LONTANI DAGLI OCCHI – Intervista ad Andrea Segre

L’esclusione può essere sia fisica, dei respingimenti, sia mediatica, meno violenta ma altrettanto pericolosa?

“Credo che se si sia arrivati ai respingimenti è proprio grazie ad un processo lungo e ben sedimentato di esclusione sociale e mediatica. Un processo partito 10-15 anni fa, con la stereotipizzazione del migrante, il concetto mediatico di clandestino e i vari processi di criminalizzazione dell?immigrato. Un processo che si è fortemente sedimentato all’interno dell’opinione pubblica, tanto da rendere tollerabile l’idea che delle persone in mezzo al mare, in balia delle onde, in fuga da zone di guerra e di carestia, possano essere respinte con la violenza”.

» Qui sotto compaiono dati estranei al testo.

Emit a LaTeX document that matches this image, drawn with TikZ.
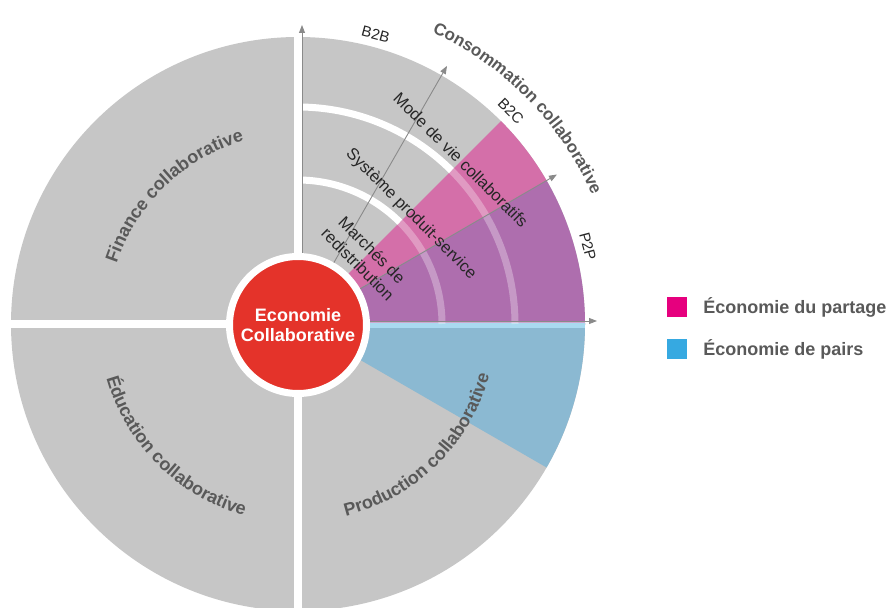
\documentclass[tikz,border=0pt]{standalone}
\usepackage{fontspec}
\setmainfont{Liberation Sans}
\usetikzlibrary{arrows.meta,decorations.text,backgrounds,positioning}
\definecolor{quadgray}{HTML}{C6C6C6}
\definecolor{sharepink}{HTML}{D46FA9}
\definecolor{sharepurple}{HTML}{AE6EAE}
\definecolor{pairblue}{HTML}{8BB9D2}
\definecolor{pairlight}{HTML}{A9DAF0}
\definecolor{hubred}{HTML}{E4332A}
\definecolor{labelgray}{HTML}{595959}
\definecolor{axisgray}{HTML}{8A8A8A}
\definecolor{keypink}{HTML}{E6007E}
\definecolor{keyblue}{HTML}{36A9E1}
\tikzset{
  hub/.style={circle,fill=hubred,draw=white,line width=7pt,minimum size=137pt,inner sep=0pt,
    text=white,font=\fontsize{18}{20}\selectfont\bfseries,align=center},
  axis/.style={draw=axisgray,line width=0.9pt},
  ring/.style={white,line width=7pt},
  insidetext/.style={font=\fontsize{16.5}{20}\selectfont,text=black!85,align=center,inner sep=0pt},
  tagtext/.style={font=\fontsize{15}{18}\selectfont,text=black!85,inner sep=0pt},
  keybox/.style={minimum size=20pt,inner sep=0pt},
  keytext/.style={font=\fontsize{18}{20}\selectfont\bfseries,text=labelgray,inner sep=0pt,anchor=base west},
  bent/.style 2 args={decorate,decoration={text along path,text align=center,
    text={|\fontsize{#1}{20}\selectfont\bfseries\color{labelgray}|#2}}}
}
\begin{document}
\begin{tikzpicture}[x=1pt,y=1pt,>={Triangle[length=8pt,width=6pt]}]
\useasboundingbox (-298,-283) rectangle (592,324);
\node[hub] (hub) at (0,-1) {Economie\\Collaborative};
\begin{scope}[on background layer]
\fill[quadgray] (0,0) circle [radius=287];
\fill[sharepink] (0,0) -- (45:287) arc [start angle=45,end angle=30,radius=287] -- cycle;
\fill[sharepurple] (0,0) -- (30:287) arc [start angle=30,end angle=0,radius=287] -- cycle;
\fill[pairblue] (0,0) -- (0:287) arc [start angle=0,end angle=-30,radius=287] -- cycle;
\fill[white] (-4,-290) rectangle (4,290);
\fill[white] (-290,-4) rectangle (0,4);
\fill[pairlight] (0,-4) rectangle (287,1);
\fill[sharepurple!60!white] (0,1) rectangle (287,2.5);
\foreach \r in {144,217}{
  \draw[ring] (90:\r) arc [start angle=90,end angle=45,radius=\r];
  \draw[ring,opacity=.3] (45:\r) arc [start angle=45,end angle=0,radius=\r];
}
\end{scope}
\coordinate (tipb2b) at (4,299);
\coordinate (tipmid) at (60:298);
\coordinate (tipp2p) at (30:299);
\coordinate (tipx) at (299,3);
\draw[axis] [->] (hub.north -| tipb2b) -- (tipb2b);
\draw[axis] [->] (hub) -- (tipmid);
\draw[axis] [->] (hub) -- (tipp2p);
\draw[axis] [->] (hub.east |- tipx) -- (tipx);
\node[insidetext,rotate=-45] (modevie) at (163,164) {Mode de vie collaboratifs};
\node[insidetext,rotate=-45] (systeme) at (113,110) {Système produit-service};
\node[insidetext,rotate=-45] (marches) at (67,67) {Marchés de\\redistribution};
\node[tagtext,rotate=-15] (lblb2b) at (75:300) {B2B};
\node[tagtext,rotate=-45] (lblb2c) at (45:301) {B2C};
\node[tagtext,rotate=-75] (lblp2p) at (15:300) {P2P};
\path[bent={18}{Finance collaborative}] (174:191) arc [start angle=174,end angle=94,radius=191];
\path[bent={18}{Éducation collaborative}] (185:199) arc [start angle=185,end angle=265,radius=199];
\path[bent={18}{Production collaborative}] (275:198) arc [start angle=275,end angle=354,radius=198];
\path[bent={17}{Consommation collaborative}] (85:321) arc [start angle=85,end angle=4,radius=321];
\node[keybox,fill=keypink] (keyshare) at (379,17) {};
\node[keybox,fill=keyblue,below=22pt of keyshare] (keypair) {};
\node[keytext] (keysharetxt) at ([xshift=16pt,yshift=-6pt]keyshare.east) {Économie du partage};
\node[keytext] (keypairtxt) at ([xshift=16pt,yshift=-6pt]keypair.east) {Économie de pairs};
\end{tikzpicture}
\end{document}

Da “Come un uomo sulla terra” emergono fatti che la maggioranza delle persone ignorano. La percezione del fenomeno migratorio è deformata da un’assenza di informazione?

“Il processo di sedimentazione degli stereotipi di cui parlavo nasce dalla capacità di costruire una censura: sulla conoscenza dei processi migratori e sulla conoscenza delle persone come individui. Le persone che affrontano questi viaggi in rarissimi casi sono stati protagonisti attivi di racconti in prima persona, sono invece riprese dai media come gruppo indifferenziato di persone che rappresentano uno stereotipo, quello del clandestino. Oltre a questo c’è un’assenza ben precisa e organizzata di informazioni su quali sono le conseguenze delle politiche securitarie che il nostro governo, come molti altri governi europei, sta sviluppando. Nessuno lo ha mai raccontato, perchè  ciò che succede a sud di Lampedusa non è materia di informazione. L’informazione sull?immigrazione inizia con lo sbarco a Lampedusa, ma questo è solo il punto di arrivo di un fenomeno”.

Riguardo agli sbarchi, sembra che sia stata spostata la linea di confine del “campo visivo”: i migranti sono imprigionati nelle prigioni libiche o respinti direttamente in mare senza poter arrivare sulle coste italiane. Come se l’allontanare visivamente il problema significasse risolverlo?

“C’è una connessione tra il controllo dell’informazione e il controllo dei flussi di immigrazione, l’idea di respingere gli immigrati in mezzo al mare è collegata alla consapevolezza dell’assenza di immagini di questi respingimenti. E l’idea di affidare a paesi terzi come la Libia, dove non esiste libertà di informazione e di espressione, operazioni brutali di violazione dei dritti umani, come quelle che abbiamo raccontato di deportazione nei container e di condizioni disumane nei centri di detenzione, rientra in questa strategia”.

Il documentario è un’importante forma di informazione alternativa. Come si fa concretamente a realizzare e diffondere un’opera di questo tipo?

“La produzione e la distribuzione del film sono caratterizzate dall’orizzontalità. Il film è nato in un laboratorio interattivo con gli studenti della scuola di italiano che, attraverso il video, sono diventati protagonisti attivi di un percorso di raccolta, di racconto e di denuncia. Per la distribuzione, ribattezzata “civile”, siamo riusciti ad attivare la rete di contatti che avevamo come una rete capace di distribuire il film: oggi basta un proiettore, una sala e uno schermo decente per fare una proiezione. C’è stata una vera e propria adozione da parte della rete e il film ha iniziato a girare praticamente da solo. E questo in fondo è diventato un nuovo modo per distribuire un film, anche in modo sostenibile. Siamo arrivati a 400 proiezioni in tutta Italia, che vuol dire almeno 50-60 mila persone che vedono il film e diventano massa critica: una parte attiva e attivata di opinione pubblica che non accetta più quegli stereotipi che aveva all’inizio. Dopo la messa in onda del film (9 luglio 2009 su Rai 3 N.d.R.), e ancora di più dopo il programma di Iacona che trattava gli stessi temi in prima serata, ci aspettavamo una reazione politica e invece la scelta ? quella della censura silenziosa. Non siamo mai riusciti ad avere un confronto con qualcuno che potesse prendere le difese della scelta del trattato Italia Libia, una scelta ufficiale, appoggiata da diverse parti politiche ma che nessuno ha il coraggio di difendere confrontandosi pubblicamente.

Andrea Segre, laureato in Scienze della Comunicazione all’Università di Bologna, è dottore di ricerca in “Sociologia: processi comunicativi delle politiche interculturali nella sfera pubblica”. Autore e regista di documentari legati a tematiche sociali con un focus particolare per le migrazioni, ha realizzato, a partire da “Lo sterminio dei popoli zingari” del 1997, numerosissimi documentari di approfondimento e denuncia sociale fino a “A sud di Lampedusa” (2006), di cui “Come un uomo sulla terra” (2008) rappresenta la prosecuzione ideale.